## Supplied material
· · ·
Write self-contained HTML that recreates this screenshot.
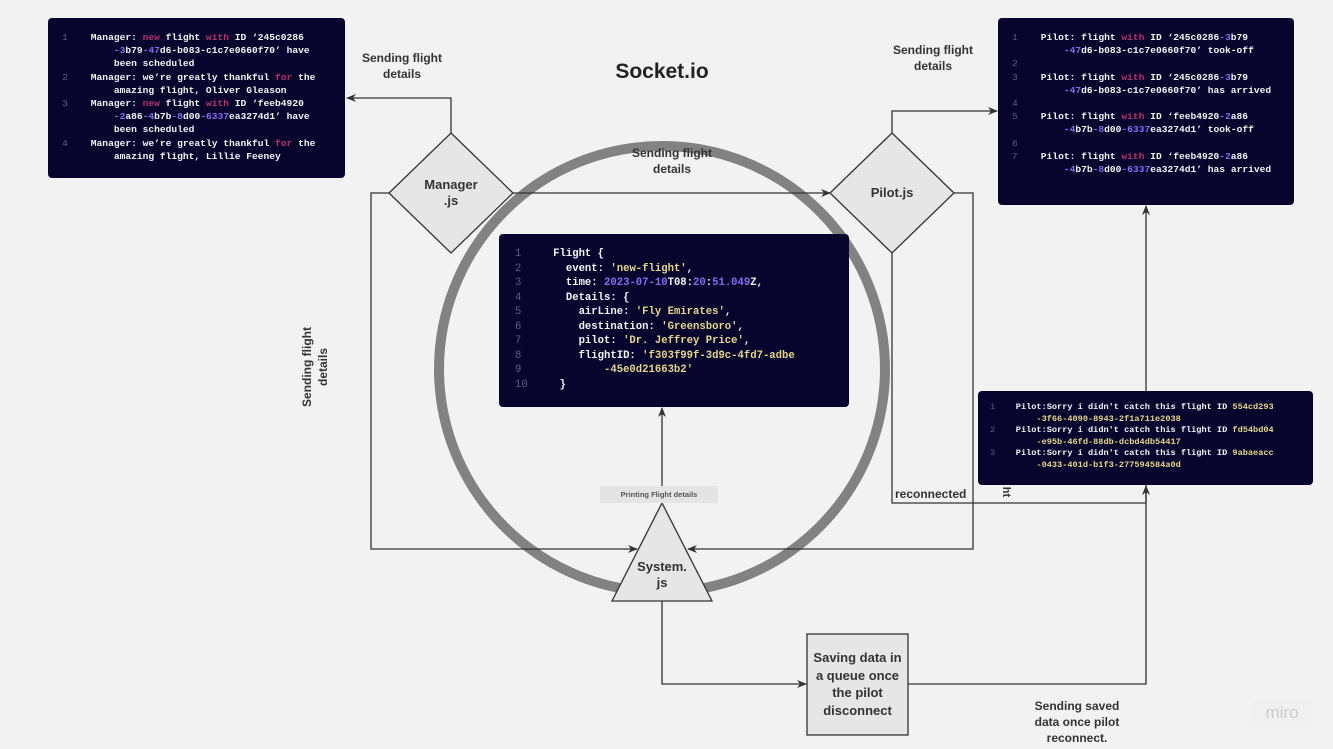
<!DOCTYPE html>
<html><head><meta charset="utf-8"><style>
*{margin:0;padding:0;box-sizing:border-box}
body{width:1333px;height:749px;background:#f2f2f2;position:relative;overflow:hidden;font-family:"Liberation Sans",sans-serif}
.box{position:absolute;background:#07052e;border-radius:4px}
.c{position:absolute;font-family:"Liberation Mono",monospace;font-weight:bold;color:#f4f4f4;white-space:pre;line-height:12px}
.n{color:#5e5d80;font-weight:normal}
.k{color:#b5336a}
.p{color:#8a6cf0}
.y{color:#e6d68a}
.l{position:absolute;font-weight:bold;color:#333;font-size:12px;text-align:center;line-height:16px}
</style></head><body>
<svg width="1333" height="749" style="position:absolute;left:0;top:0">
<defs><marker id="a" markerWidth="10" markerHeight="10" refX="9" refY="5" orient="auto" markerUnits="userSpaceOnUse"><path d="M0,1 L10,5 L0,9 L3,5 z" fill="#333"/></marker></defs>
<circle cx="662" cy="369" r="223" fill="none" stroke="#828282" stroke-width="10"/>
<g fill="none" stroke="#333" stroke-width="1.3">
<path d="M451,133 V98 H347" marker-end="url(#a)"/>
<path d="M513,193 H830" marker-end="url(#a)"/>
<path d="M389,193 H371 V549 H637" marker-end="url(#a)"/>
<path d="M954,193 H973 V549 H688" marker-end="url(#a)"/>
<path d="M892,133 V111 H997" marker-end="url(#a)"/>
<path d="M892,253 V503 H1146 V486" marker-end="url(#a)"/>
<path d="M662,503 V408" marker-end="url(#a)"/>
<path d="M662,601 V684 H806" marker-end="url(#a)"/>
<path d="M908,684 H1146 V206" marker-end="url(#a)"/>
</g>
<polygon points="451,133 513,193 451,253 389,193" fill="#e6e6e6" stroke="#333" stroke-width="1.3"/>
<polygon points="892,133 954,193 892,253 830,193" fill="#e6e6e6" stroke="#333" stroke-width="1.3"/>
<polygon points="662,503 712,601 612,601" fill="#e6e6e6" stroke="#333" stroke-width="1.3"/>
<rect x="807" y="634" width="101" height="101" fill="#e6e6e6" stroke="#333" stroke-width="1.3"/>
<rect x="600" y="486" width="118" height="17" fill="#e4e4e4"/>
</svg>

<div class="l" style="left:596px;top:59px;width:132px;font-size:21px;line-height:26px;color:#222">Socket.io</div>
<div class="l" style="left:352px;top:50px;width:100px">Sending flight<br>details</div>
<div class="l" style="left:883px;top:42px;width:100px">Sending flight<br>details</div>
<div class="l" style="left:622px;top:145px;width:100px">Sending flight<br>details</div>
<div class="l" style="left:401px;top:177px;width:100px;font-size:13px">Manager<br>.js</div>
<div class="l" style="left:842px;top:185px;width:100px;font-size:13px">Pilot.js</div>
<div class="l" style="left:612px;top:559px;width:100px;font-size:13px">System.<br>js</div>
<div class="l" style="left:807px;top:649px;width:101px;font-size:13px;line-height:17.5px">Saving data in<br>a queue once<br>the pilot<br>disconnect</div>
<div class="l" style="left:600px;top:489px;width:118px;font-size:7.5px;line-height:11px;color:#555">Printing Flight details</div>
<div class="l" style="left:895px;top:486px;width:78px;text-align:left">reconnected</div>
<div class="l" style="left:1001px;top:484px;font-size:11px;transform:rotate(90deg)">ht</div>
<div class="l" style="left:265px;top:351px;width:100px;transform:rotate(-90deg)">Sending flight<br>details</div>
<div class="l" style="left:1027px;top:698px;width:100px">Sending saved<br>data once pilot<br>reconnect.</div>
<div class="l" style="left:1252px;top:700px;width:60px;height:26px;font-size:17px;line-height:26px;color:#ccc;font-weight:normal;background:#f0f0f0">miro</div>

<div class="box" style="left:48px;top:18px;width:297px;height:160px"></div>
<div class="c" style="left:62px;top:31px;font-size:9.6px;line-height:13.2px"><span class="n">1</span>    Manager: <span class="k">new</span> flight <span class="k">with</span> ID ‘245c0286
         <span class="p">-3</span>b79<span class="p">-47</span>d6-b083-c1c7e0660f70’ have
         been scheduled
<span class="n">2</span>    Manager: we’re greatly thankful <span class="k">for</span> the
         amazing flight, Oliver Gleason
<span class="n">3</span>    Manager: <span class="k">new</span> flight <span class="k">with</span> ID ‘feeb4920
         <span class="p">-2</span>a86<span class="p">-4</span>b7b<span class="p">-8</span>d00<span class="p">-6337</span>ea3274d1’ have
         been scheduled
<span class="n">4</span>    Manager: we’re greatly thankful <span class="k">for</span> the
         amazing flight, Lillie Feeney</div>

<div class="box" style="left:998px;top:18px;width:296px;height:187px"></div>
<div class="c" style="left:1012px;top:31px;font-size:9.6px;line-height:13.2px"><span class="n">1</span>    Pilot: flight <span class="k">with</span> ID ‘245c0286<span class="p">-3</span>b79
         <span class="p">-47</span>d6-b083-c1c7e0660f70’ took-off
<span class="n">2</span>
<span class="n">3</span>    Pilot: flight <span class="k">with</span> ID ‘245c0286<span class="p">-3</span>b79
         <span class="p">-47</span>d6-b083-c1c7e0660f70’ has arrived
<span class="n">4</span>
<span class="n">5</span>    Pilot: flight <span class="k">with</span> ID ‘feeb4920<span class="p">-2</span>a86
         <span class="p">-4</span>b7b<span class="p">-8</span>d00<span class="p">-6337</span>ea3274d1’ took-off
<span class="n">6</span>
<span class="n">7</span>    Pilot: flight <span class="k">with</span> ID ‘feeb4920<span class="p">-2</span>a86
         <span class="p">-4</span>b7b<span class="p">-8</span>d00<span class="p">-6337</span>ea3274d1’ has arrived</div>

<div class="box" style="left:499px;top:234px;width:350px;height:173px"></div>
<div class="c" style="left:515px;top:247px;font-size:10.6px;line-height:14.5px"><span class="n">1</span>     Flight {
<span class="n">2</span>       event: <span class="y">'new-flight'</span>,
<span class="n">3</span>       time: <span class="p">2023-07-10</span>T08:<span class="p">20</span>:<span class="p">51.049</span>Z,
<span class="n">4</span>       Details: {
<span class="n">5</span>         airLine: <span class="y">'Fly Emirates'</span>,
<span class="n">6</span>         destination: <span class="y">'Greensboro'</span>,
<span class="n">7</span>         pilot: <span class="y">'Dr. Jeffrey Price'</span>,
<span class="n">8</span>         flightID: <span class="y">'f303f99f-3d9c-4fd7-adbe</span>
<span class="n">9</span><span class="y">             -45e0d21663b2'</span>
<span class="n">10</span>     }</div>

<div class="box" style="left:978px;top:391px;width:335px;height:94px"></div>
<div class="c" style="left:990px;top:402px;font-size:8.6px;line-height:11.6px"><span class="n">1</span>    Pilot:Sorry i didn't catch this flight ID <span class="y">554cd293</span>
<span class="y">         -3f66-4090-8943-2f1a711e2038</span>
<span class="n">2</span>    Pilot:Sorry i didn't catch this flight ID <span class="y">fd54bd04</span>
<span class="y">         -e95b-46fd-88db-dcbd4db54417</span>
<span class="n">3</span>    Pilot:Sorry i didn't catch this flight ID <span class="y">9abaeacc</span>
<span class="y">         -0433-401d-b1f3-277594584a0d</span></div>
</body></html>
· · ·
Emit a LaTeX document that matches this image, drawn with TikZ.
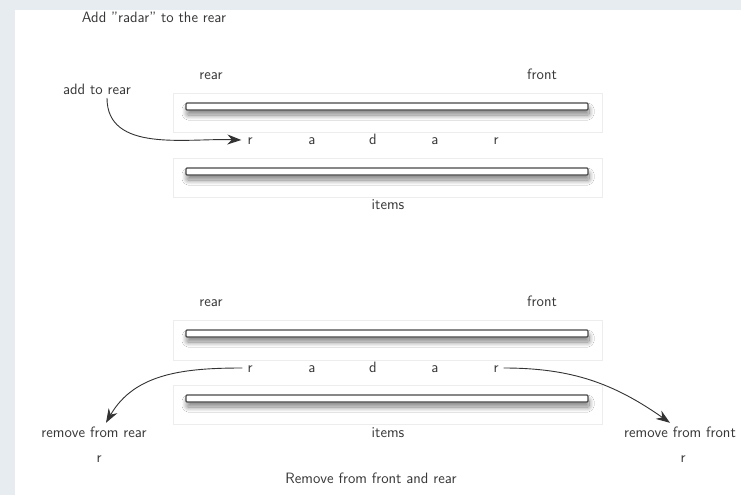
· · ·
## Your instructions
In the listing, find each line with the string "that" and copy it.

## The completed task
Write self-contained HTML that recreates this screenshot.
Emit a LaTeX document that matches this image, drawn with TikZ.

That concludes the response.